The European Commission has drafted measures that would loosen reporting duties on industrial pollution, waste and resource use across the bloc. The proposal allows companies to replace site-level environmental management systems with a single corporate framework, drop mandatory climate transformation plans for individual facilities, and remove some farm-level water and energy disclosures. Brussels frames the package as a competitiveness measure, estimating savings of about €1 billion annually in administrative costs. It must still pass through member states and the European Parliament.
For Africa, however, the implications are far more complex. Europe remains one of the continent’s largest trading partners, with two-way goods trade worth €355 billion in 2024. The EU imported €188.5 billion from African countries, including cocoa, coffee, palm oil, fish, cut flowers and crude oil. These commodities often originate from smallholder farms and artisanal processors where buyer-side reporting requirements have been critical for proving legality, traceability and environmental performance. A dilution of those standards risks undermining the systems that have financed traceability platforms, satellite monitoring and certification schemes.
West Africa, which supplies more than 70 percent of Europe’s cocoa, illustrates the stakes. Site-level data on land use, pesticide application and water management have created market incentives for sustainable practices. If European buyers are no longer required to demand such granular information, the commercial drivers behind forest-protection projects and digital monitoring could weaken. Lenders and insurers also rely on detailed disclosures to price climate and environmental risks.
Reduced reporting creates blind spots in risk models, potentially raising the cost of capital for African producers.
The consequences are tangible at the level of jobs and local economies. Kenya’s horticulture industry, built around compliance with EU sanitary and sustainability standards, has invested heavily in cold chains, greenhouse technology and certification.

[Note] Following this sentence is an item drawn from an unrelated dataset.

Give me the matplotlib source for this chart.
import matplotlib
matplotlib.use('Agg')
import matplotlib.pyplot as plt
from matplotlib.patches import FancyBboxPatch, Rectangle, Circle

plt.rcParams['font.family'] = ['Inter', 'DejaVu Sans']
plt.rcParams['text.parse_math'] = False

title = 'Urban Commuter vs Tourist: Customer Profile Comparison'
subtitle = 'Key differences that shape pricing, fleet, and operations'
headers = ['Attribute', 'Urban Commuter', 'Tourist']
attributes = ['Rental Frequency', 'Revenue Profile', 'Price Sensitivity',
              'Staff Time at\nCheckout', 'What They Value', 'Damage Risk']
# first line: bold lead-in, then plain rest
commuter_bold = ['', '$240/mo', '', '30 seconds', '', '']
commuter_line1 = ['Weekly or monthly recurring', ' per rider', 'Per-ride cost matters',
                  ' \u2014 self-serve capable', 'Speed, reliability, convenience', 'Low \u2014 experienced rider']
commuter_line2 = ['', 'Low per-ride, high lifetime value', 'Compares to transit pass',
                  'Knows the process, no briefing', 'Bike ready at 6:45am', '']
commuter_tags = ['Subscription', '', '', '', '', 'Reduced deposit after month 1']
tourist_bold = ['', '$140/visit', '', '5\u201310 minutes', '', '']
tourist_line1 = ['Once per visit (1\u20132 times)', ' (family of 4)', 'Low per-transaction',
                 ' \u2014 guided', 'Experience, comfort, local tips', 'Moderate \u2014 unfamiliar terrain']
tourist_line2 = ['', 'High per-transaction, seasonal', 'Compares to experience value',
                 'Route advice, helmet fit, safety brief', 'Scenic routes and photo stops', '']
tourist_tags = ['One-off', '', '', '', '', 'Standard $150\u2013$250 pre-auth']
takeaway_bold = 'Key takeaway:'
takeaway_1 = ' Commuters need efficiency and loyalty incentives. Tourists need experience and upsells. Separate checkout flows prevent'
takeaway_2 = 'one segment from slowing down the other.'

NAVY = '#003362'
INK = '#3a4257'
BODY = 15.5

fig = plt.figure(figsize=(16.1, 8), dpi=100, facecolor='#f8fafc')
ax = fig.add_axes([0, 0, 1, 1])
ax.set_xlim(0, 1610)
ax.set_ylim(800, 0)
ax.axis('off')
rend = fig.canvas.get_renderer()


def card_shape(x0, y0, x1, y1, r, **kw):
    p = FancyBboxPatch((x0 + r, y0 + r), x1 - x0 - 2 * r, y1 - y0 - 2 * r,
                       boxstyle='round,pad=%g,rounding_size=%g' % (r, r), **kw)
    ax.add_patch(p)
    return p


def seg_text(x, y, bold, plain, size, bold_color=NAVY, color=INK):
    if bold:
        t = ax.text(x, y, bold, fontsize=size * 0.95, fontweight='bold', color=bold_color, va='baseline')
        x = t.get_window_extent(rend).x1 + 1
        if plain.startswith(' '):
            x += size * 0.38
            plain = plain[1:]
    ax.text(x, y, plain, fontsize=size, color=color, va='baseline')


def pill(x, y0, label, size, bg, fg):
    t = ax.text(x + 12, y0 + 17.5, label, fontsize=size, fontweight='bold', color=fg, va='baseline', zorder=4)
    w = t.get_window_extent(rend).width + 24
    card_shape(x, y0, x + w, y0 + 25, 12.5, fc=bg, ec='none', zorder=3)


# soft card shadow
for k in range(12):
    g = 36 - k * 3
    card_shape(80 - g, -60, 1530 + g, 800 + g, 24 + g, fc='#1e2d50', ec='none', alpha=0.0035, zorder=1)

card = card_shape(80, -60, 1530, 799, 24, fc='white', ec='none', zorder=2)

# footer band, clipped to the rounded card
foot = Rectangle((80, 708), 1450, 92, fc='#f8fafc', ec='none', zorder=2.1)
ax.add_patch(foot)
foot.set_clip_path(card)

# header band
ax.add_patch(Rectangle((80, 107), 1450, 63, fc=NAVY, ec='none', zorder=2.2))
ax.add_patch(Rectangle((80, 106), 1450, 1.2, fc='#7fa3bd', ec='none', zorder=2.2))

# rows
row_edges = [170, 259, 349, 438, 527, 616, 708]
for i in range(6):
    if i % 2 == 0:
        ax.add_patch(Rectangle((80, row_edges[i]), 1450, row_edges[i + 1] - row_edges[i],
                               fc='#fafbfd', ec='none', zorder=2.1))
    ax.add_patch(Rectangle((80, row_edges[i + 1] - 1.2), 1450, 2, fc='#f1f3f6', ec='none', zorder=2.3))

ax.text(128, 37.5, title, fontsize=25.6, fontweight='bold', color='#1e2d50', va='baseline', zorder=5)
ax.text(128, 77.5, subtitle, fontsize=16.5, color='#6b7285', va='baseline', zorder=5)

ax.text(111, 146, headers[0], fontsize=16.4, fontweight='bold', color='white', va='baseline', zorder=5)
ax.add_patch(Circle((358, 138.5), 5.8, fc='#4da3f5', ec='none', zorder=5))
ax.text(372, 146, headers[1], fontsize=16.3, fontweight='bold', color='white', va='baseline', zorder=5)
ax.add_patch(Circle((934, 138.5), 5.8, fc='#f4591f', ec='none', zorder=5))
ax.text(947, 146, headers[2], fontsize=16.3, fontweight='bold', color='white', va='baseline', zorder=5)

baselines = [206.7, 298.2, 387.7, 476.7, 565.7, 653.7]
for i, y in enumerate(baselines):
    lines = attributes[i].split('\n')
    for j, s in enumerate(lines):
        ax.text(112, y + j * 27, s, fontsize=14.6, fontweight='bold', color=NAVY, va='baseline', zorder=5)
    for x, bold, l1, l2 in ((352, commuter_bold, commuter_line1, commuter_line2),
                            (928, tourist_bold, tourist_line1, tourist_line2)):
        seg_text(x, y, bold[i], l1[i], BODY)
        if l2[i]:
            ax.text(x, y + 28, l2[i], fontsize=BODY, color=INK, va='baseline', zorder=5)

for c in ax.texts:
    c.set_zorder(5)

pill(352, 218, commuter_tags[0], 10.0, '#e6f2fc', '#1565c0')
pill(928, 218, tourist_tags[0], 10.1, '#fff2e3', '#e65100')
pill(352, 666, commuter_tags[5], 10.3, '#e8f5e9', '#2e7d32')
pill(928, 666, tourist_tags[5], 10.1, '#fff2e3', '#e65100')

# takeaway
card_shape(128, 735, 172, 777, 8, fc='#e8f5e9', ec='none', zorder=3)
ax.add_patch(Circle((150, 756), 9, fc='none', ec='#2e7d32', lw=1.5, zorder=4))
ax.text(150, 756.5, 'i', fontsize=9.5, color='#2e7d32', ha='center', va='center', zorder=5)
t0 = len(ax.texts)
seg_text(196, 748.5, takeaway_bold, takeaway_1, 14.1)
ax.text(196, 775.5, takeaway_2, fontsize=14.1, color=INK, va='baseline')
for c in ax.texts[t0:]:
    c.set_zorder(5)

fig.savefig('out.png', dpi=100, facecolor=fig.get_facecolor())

Clear standards have supported wages and logistics jobs, while tighter import checks have occasionally led to shipment rejections. A rollback in reporting expectations threatens to erode the market premium for certified, traceable produce, diminishing returns on those investments.
The draft also suggests streamlined environmental assessments and shorter approval timelines for industrial projects. In Africa, where large energy and mining ventures often rely on international finance, such changes could shift bargaining power. Developers facing fewer disclosure obligations in Europe may be less inclined to demand equivalent safeguards from suppliers abroad, compressing the space for due diligence that protects watersheds, land rights and biodiversity.

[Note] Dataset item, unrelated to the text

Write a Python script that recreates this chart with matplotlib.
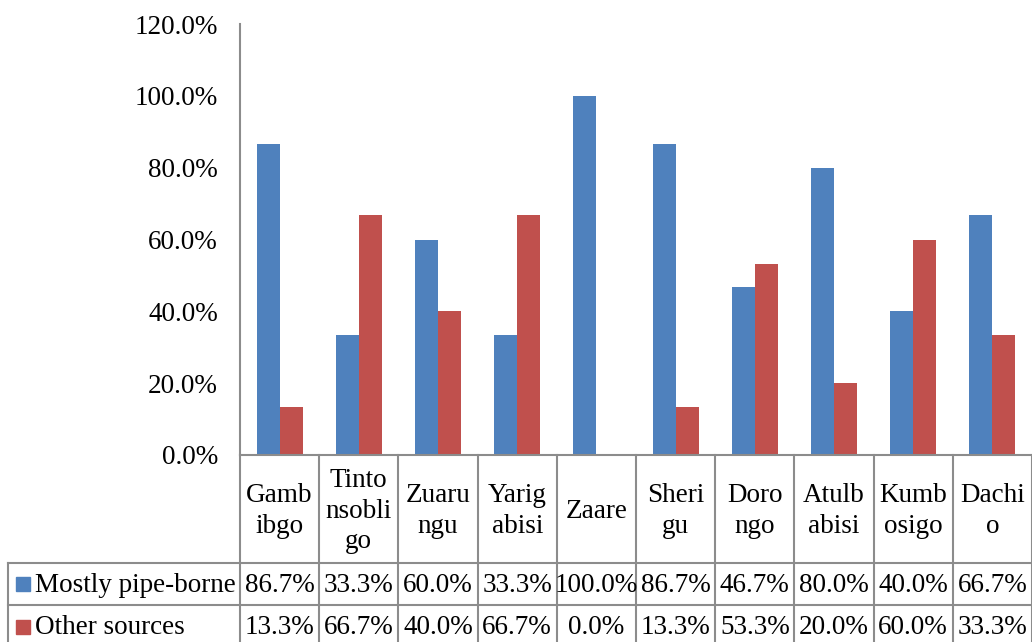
import numpy as np
import matplotlib.pyplot as plt
from matplotlib.transforms import blended_transform_factory

villages = ["Gamb\nibgo", "Tinto\nnsobli\ngo", "Zuaru\nngu", "Yarig\nabisi", "Zaare",
            "Sheri\ngu", "Doro\nngo", "Atulb\nabisi", "Kumb\nosigo", "Dachi\no"]
pipe_borne = [86.7, 33.3, 60.0, 33.3, 100.0, 86.7, 46.7, 80.0, 40.0, 66.7]
other_sources = [13.3, 66.7, 40.0, 66.7, 0.0, 13.3, 53.3, 20.0, 60.0, 33.3]
series_names = ["Mostly pipe-borne", "Other sources"]
yticks = [0, 20, 40, 60, 80, 100, 120]

BLUE = "#4F81BD"
RED = "#C0504D"
GRID = "#8C8C8C"
W, H = 1032, 642

plt.rcParams["font.family"] = ["Liberation Serif", "DejaVu Serif"]
plt.rcParams["font.size"] = 19.5

fig = plt.figure(figsize=(W / 100, H / 100), dpi=100)
ax = fig.add_axes([240 / W, 1 - 455 / H, (W - 240) / W, (455 - 24) / H])


def fy(py):
    # pixel row (from top) -> figure fraction
    return 1 - py / H


x = np.arange(len(villages))
bw = 0.29
ax.bar(x - bw / 2, pipe_borne, bw, color=BLUE)
ax.bar(x + bw / 2, other_sources, bw, color=RED)

ax.set_xlim(-0.5, len(villages) - 0.5)
ax.set_ylim(0, 120)
ax.set_yticks(yticks)
ax.set_yticklabels([f"{v:.1f}%" for v in yticks])
ax.tick_params(axis="y", length=0, pad=16)
ax.set_xticks([])
for s in ["top", "right"]:
    ax.spines[s].set_visible(False)
for s in ["left", "bottom"]:
    ax.spines[s].set_color(GRID)
    ax.spines[s].set_linewidth(1.5)

# data table under the plot
tr = blended_transform_factory(ax.transData, fig.transFigure)
row_top, row1, row2, row_bot = 455, 563, 605, 642
for b in np.arange(-0.5, len(villages) + 0.5, 1.0):
    ax.plot([b, b], [fy(row_top), fy(row_bot + 5)], color=GRID, lw=1.5,
            transform=tr, clip_on=False)
for py in (row1, row2):
    fig.add_artist(plt.Line2D([8 / W, 1], [fy(py), fy(py)], color=GRID, lw=1.5))
fig.add_artist(plt.Line2D([8 / W, 8 / W], [fy(row1), 0], color=GRID, lw=1.5))

for i, name in enumerate(villages):
    ax.text(i, fy((row_top + row1) / 2 + 2), name, transform=tr, ha="center",
            va="center", linespacing=1.3)
    ax.text(i, fy((row1 + row2) / 2 + 1), f"{pipe_borne[i]:.1f}%", transform=tr,
            ha="center", va="center")
    ax.text(i, fy((row2 + row_bot) / 2 + 4), f"{other_sources[i]:.1f}%", transform=tr,
            ha="center", va="center")

for py, name, col in [((row1 + row2) / 2, series_names[0], BLUE),
                      ((row2 + row_bot) / 2 + 3, series_names[1], RED)]:
    fig.patches.append(plt.Rectangle((16 / W, fy(py + 7)), 14 / W, 14 / H,
                                     color=col, transform=fig.transFigure))
    fig.text(35 / W, fy(py + 1), name, ha="left", va="center")

fig.savefig("out.png", dpi=100)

Two dynamics stand out. Politically, European policymakers argue that reduced compliance costs will keep investment within the bloc. African governments seeking industrial investment will watch closely, though benefits are likely to accrue to large, integrated firms rather than smallholder-rich supply chains. Reputationally, EU food brands and retailers remain under pressure from investors and consumers to demonstrate credible transition strategies. Companies that voluntarily maintain high levels of transparency may gain a competitive edge, while those that do not risk backlash in ESG-sensitive markets.
For African policymakers, the task is pragmatic adaptation. Ministries of agriculture, trade and environment, alongside exporters, should map where EU-driven transparency has financed local public goods such as cold chains, forest protection and farmer training. Cocoa, horticulture and fisheries provide clear examples of sectors vulnerable to weakened reporting. Governments that strengthen domestic enforcement and national traceability schemes can preserve access to premium markets while negotiating better terms. Regional institutions can coordinate standards and pool resources to lower costs, while international partners should support these public goods rather than relying solely on buyer-side reporting.
The broader lesson is that regulatory change in Europe reverberates across global value chains. If reporting requirements shrink, African producers must either find buyers willing to pay for proof of sustainability, institutionalize accountability domestically, or accept lower premiums. That choice will shape who finances adaptation and decarbonization on the continent. The path taken will determine whether Africa’s agricultural and industrial development over the next decade is accompanied by stronger environmental governance or a widening information gap that raises risks for communities, ecosystems and investors.
The draft now moves through Brussels, where competitiveness, geopolitical pressures and electoral cycles collide with environmental commitments. Its outcome will ripple far beyond Europe, influencing the incentives and resilience of Africa’s green exports.